Ladies and gentlemen, there can be no doubt that by permitting government to become the great dispenser of benefits, we have built a monster that has taken on a life and a force from which we may not escape.  We have such stellar intellectuals as Elizabeth Warren, a candidate for Senate in Massachusetts, and a former Obama White House flunky, who tells us a few things that ought to disqualify her from any office anywhere on the planet:

“I hear all this, you know, ‘Well, this is class warfare, this is whatever.’  No. There is nobody in this country who got rich on his own — nobody.”

Do you understand her claim?  She is saying that society enables people to become rich.  This is a lie.  If society enables people to become rich, why aren’t we all rich?  Why? What’s the difference between one person’s wealth and another person’s poverty?  She doesn’t explain that, but she does continue to make absurd statements that reveal her poverty of understanding  of both economics and human nature:

“You built a factory out there? Good for you. But I want to be clear. You moved your goods to market on the roads the rest of us paid for. You hired workers the rest of us paid to educate. You were safe in your factory because of police-forces and fire-forces that the rest of us paid for. You didn’t have to worry that marauding bands would come and seize everything at your factory — and hire someone to protect against this — because of the work the rest of us did.”

This bizarre and reckless politician is telling you that the roads came first.  She is plainly asserting that roadways came before commerce.  They did not.  Commerce was the reason the roads were built, and the people who were engaged in that commerce are the ones who built the roads.  If there was nothing to protect, we would not need police.  This asinine would-be Senator actually believes that “the rest of us paid for” all of these things.  She is lying.  Find for me the total number of dollars paid for any roadway by those who do nothing but take from this system?
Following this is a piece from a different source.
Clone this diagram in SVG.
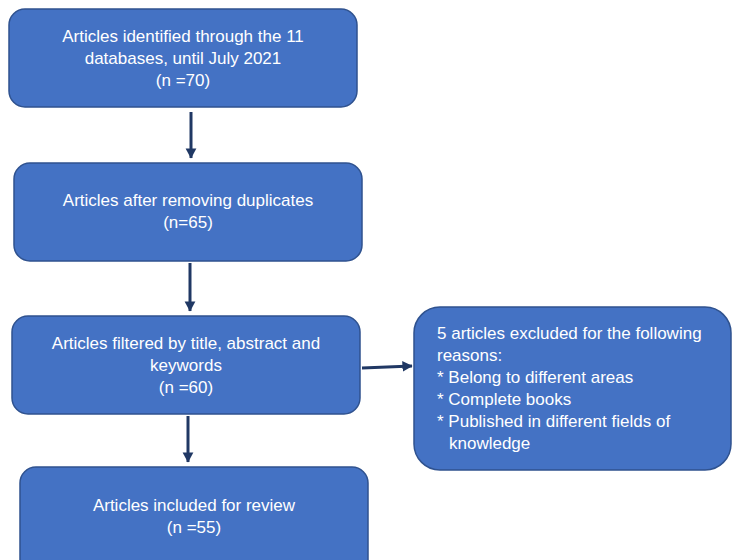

“Now look, you built a factory and it turned into something terrific, or a great idea. God bless — keep a big hunk of it. But part of the underlying social contract is, you take a hunk of that and pay forward for the next kid who comes along.”

This is pure sophistry.  There is no instance in which her narrative is true.  We cannot  afford any more of this notion.  The people who have paid for those products are most frequently the people who had a hand in producing them.  This is a serious problem.  She is an advocate for free-riders who actually insists on bolstering the notion that free-riders are the great virtue in our system who somehow provide the ability of the rich to become richer, while nevertheless providing exactly and precisely nothing.

This must stop.  We must begin to strip such power from politicians. We must challenge this nonsense at ever turn.  We must begin to say “No” and mean it, not merely to these politicians, but also to the people who have become dependent upon them.  It simply ludicrous to suggest that the infrastructure depends on the payments of people who don’t pay, while people who do pay are compelled at gunpoint to build and provide  it.

We have a real problem, and this insufferable leftist demonstrates it quite well: The poverty we face is in intellect, philosophy, and spirit, and we can no longer afford the luxury of all of these programs.  We must end the welfare state before it ends us.  With each day it continues, it increases its own numbers as more people give up the will to earn their existence as they find themselves increasingly surrounded by those who will not.